Diese Forderung bezieht er ebenso auf das individuelle Verhalten wie auf institutionelles Handeln und fordert, eine „Kultur der Begegnung“ (FT 215) zu entwickeln, die auch die Peripherien mit einbezieht, und einen „Sozialpakt“ zu schaffen, der auf der unbedingten Anerkennung des Anderen beruht und „auch ein ‚Kulturpakt‘ [sei], der die unterschiedlichen Weltanschauungen, Kulturen oder Lebensstile, die in der Gesellschaft nebeneinander bestehen, respektiert und berücksichtigt.“ (FT 219)
Ein Anlass für diese Enzyklika ist sicher auch die große Sorge von Papst Franziskus, um den Frieden in der Welt und auch um den Frieden zwischen den Religionen. Er sieht die Gefahr eines „‚Weltkrieg in Stücken‘, weil die Schicksale der Nationen auf der Weltbühne zutiefst miteinander verflochten sind.“ (FT 259) Papst Franziskus greift mit dieser Enzyklika auf seine Begegnung mit Großimam Ahmad Al-Tayyib in Abu Dhabi 2019 zurück und stellt seine Überlegungen auch als Frucht dieses Gespräches dar: Es geht ihm darum, alle Religionen – auch das Christentum! – vor der Gefahr der Instrumentalisierung durch fundamentalistische und terroristische Kräfte zu warnen und er fordert zur klaren Distanzierung von solchen Tendenzen auf. Dabei wiederholt er abschließend in „Fratelli tutti“ den gemeinsamen Aufruf von Abu Dhabi, dem er sich verpflichtet sieht und stärkt den Auftrag der Kirche zur politischen und gesellschaftlichen Verantwortungsübernahme. Papst Franziskus bekräftigt, dass „zwischen den Religionen … ein Weg des Friedens möglich [ist]. Der Ausgangspunkt muss der Blick Gottes sein.“ (FT 281) Die Welt braucht gerade aus dieser Gemeinsamkeit heraus den konstruktiven Beitrag der Religionen zu Frieden und Gerechtigkeit.

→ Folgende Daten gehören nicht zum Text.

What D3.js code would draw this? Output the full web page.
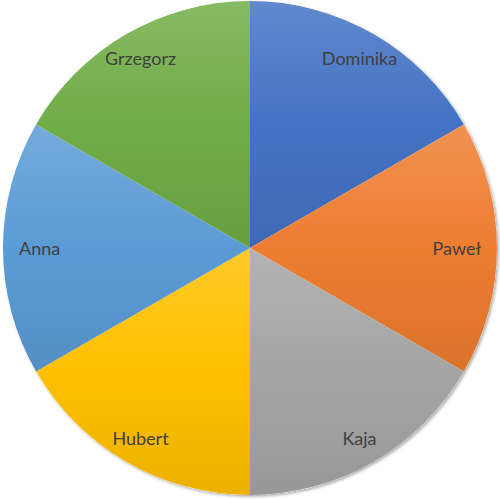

Das ist aber auch ein eindringlicher Appell an die Religionen selbst!
Papst Franziskus unterstreicht mit dieser Enzyklika die Grundhaltung seines Pontifikates, dass die Kirche nicht um sich selber kreisen dürfe, sondern dem Wohl der Menschen zu dienen habe. Sie solle – gerade in der Integration der Peripherien – ein „Haus mit offenen Türen“ (FT 276) sein. Sind wir das als Kirche wirklich schon? Der Papst fordert uns im Grunde auf, diese Vision anzunehmen und konkret zu leben.